DATA SUPPLIED:
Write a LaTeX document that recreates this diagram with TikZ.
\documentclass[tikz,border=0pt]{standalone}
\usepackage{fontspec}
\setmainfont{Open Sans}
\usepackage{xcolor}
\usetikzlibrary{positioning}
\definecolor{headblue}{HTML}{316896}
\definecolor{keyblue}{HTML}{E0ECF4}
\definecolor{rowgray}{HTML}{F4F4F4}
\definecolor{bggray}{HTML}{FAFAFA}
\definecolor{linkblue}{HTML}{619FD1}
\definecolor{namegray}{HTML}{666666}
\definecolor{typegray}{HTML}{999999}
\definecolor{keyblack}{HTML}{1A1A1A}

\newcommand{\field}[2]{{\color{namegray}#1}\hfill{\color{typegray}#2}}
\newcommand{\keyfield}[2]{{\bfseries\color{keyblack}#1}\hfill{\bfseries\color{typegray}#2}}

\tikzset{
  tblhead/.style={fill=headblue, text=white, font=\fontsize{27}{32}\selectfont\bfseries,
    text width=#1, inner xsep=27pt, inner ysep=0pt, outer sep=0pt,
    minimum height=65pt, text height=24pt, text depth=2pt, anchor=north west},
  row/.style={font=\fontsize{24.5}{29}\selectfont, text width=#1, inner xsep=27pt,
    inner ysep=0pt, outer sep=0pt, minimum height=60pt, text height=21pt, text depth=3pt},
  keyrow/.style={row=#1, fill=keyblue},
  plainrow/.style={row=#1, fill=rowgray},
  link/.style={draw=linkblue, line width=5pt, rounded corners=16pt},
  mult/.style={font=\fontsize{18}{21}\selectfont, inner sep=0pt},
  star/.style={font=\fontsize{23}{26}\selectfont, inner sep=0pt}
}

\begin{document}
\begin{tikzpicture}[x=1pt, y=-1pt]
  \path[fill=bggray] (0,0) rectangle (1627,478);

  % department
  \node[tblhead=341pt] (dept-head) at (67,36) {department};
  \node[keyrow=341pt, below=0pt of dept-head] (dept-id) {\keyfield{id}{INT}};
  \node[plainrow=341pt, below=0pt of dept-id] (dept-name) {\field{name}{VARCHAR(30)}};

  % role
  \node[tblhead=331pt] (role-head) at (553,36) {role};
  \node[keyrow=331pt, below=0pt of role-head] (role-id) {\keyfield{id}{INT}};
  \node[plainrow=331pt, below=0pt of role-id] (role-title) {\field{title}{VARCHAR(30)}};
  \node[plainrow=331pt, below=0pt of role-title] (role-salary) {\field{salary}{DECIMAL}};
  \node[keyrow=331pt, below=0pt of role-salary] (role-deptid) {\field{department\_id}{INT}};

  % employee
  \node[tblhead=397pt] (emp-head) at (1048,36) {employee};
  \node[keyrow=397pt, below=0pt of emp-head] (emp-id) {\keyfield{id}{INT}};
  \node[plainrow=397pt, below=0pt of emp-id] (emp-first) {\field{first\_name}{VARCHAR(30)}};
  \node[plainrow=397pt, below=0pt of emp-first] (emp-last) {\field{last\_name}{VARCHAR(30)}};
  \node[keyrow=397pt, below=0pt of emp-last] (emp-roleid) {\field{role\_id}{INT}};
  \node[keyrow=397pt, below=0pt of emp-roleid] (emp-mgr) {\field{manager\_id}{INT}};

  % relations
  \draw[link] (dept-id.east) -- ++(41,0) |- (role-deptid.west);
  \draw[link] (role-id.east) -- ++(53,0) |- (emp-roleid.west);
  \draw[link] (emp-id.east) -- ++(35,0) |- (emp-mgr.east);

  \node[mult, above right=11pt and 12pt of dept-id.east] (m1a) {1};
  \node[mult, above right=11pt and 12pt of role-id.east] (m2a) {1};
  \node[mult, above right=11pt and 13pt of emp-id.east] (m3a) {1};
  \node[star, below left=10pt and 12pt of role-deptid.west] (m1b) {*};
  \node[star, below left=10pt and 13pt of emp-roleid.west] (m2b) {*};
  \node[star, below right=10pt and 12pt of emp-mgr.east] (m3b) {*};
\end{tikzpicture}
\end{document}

==

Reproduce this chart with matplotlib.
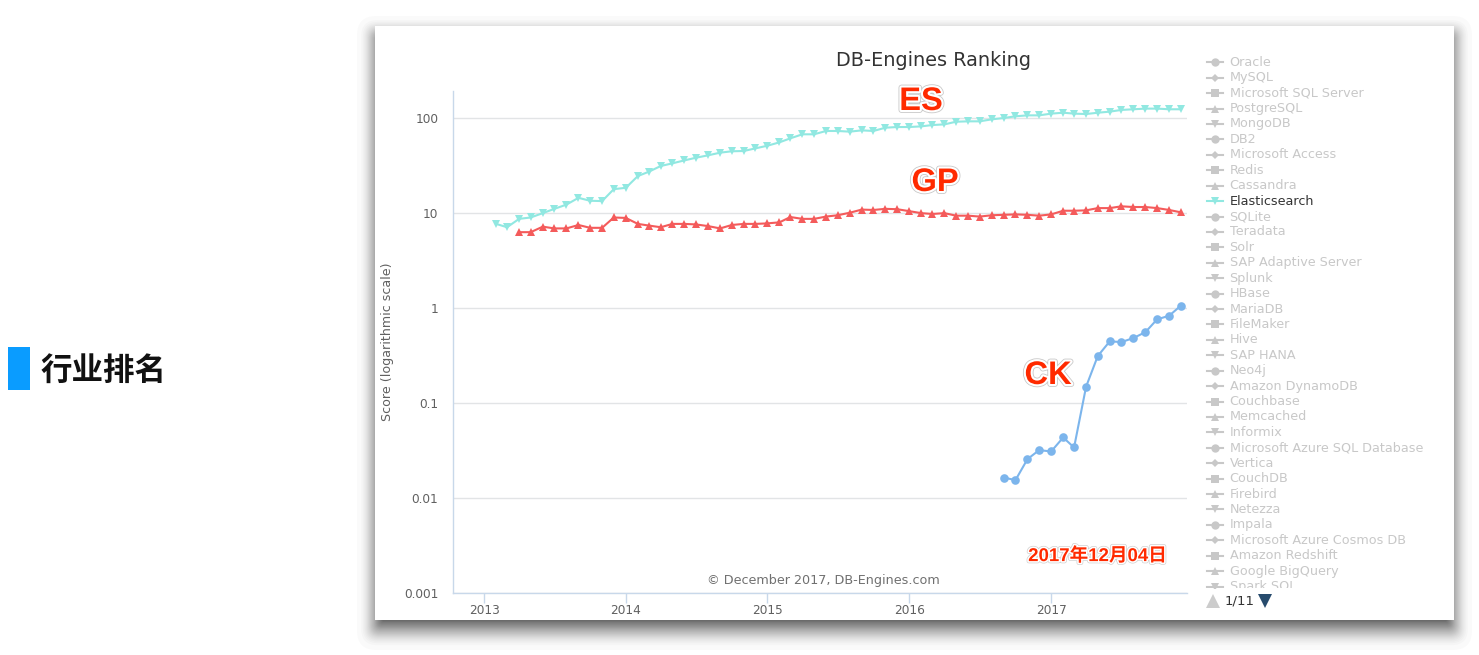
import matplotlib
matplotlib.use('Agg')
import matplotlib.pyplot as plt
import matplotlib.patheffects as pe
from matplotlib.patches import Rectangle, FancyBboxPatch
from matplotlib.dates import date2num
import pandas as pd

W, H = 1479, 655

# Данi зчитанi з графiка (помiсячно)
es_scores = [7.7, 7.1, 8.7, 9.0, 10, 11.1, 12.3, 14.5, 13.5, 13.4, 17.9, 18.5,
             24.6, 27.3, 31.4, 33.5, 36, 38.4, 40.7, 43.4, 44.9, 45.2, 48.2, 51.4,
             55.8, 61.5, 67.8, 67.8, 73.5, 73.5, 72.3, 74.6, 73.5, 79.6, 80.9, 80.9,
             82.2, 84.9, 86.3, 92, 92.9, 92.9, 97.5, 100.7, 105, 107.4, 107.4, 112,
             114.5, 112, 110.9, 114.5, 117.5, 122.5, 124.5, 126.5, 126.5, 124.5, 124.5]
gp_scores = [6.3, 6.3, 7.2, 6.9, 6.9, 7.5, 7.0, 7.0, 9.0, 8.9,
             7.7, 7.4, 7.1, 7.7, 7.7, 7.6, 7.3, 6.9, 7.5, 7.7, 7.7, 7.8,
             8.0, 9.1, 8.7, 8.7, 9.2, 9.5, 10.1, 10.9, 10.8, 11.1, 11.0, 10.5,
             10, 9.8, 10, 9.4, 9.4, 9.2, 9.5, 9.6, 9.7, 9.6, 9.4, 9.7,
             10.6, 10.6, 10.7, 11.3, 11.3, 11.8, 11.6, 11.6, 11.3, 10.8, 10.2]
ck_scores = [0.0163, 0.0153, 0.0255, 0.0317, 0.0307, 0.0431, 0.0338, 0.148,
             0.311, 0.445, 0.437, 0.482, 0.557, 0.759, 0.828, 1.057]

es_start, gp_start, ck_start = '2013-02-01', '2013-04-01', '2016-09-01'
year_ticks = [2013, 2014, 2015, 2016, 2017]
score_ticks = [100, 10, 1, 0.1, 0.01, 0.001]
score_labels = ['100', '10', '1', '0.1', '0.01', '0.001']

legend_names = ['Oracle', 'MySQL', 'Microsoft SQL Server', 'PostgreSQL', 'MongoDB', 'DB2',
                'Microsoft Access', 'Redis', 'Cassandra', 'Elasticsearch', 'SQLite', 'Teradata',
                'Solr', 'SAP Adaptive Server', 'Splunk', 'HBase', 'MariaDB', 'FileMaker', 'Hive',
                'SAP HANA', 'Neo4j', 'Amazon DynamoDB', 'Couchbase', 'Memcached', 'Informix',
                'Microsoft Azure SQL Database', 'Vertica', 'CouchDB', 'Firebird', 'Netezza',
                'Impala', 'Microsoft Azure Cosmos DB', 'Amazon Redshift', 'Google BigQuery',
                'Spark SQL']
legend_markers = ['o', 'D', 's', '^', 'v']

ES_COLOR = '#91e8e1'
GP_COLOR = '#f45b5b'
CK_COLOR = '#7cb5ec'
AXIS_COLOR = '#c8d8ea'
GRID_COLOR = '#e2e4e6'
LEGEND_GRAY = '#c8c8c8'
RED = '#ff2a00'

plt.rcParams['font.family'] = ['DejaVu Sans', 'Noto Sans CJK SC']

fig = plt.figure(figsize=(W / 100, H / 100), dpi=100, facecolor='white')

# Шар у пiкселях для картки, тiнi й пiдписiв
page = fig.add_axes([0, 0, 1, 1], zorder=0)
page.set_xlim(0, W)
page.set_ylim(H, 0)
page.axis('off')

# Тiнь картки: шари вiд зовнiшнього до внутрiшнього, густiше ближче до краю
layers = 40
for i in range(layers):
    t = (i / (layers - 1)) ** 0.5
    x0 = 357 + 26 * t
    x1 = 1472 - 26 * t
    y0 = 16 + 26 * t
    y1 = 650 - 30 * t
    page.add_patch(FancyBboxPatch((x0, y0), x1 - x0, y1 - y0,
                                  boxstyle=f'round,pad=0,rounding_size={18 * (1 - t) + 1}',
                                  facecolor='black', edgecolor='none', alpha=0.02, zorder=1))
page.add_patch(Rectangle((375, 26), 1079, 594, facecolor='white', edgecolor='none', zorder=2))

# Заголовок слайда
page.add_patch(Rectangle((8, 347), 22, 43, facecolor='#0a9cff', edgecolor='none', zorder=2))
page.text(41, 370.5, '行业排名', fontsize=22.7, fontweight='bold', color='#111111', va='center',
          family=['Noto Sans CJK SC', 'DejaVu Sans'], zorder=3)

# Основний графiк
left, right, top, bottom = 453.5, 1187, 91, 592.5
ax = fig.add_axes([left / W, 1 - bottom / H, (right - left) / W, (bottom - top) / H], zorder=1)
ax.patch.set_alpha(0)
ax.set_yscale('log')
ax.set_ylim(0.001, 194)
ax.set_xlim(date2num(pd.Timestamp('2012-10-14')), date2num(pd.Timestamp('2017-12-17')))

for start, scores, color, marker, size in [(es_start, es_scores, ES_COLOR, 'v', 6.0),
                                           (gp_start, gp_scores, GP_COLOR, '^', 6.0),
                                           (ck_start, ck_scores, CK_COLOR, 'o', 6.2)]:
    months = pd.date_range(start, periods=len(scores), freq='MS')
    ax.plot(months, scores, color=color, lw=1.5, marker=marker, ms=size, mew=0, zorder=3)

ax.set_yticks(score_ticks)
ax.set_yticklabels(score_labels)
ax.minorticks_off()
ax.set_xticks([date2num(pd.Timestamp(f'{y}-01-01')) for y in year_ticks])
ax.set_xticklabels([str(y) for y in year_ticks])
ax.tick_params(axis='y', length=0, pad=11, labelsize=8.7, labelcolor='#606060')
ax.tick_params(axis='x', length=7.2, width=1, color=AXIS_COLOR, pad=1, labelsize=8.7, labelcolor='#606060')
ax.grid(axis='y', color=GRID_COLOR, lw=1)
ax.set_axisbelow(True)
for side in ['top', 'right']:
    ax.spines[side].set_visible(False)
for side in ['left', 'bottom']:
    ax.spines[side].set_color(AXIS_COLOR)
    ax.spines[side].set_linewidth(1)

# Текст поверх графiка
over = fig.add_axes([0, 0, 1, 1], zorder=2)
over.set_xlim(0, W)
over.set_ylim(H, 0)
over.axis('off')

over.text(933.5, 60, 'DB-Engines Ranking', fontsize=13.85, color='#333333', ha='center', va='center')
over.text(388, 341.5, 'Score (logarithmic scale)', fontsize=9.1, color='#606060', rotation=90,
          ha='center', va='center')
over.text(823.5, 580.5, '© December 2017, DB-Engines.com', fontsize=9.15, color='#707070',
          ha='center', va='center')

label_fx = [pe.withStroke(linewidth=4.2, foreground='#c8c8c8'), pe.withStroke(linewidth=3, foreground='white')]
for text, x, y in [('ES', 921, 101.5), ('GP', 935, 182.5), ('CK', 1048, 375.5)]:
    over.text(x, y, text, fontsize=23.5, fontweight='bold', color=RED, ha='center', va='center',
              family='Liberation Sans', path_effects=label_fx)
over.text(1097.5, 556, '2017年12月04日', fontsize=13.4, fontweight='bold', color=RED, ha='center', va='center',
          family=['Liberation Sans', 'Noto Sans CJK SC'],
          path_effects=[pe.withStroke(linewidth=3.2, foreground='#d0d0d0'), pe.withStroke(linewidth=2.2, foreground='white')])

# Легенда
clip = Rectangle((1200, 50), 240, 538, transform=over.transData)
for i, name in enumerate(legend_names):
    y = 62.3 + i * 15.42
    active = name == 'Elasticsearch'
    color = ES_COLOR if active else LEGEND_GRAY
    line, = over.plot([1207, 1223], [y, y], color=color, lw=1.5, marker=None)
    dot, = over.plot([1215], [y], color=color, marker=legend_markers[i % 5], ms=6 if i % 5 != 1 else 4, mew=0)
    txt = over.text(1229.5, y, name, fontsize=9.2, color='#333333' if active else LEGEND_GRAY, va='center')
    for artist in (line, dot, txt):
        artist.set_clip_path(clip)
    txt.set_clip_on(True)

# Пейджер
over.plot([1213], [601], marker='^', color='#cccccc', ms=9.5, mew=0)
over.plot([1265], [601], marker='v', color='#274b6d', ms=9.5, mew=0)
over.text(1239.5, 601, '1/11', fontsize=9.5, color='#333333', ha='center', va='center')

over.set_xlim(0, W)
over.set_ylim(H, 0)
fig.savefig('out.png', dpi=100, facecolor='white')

WRITTEN INSTRUCTION: Keep the images out of the copy. Repeat word for word only the lines from the one containing "Reproduce this chart with matplotlib." through the one containing "W, H = 1479, 655", both ends included.

RESPONSE TO THIS TASK:
Reproduce this chart with matplotlib.
import matplotlib
matplotlib.use('Agg')
import matplotlib.pyplot as plt
import matplotlib.patheffects as pe
from matplotlib.patches import Rectangle, FancyBboxPatch
from matplotlib.dates import date2num
import pandas as pd

W, H = 1479, 655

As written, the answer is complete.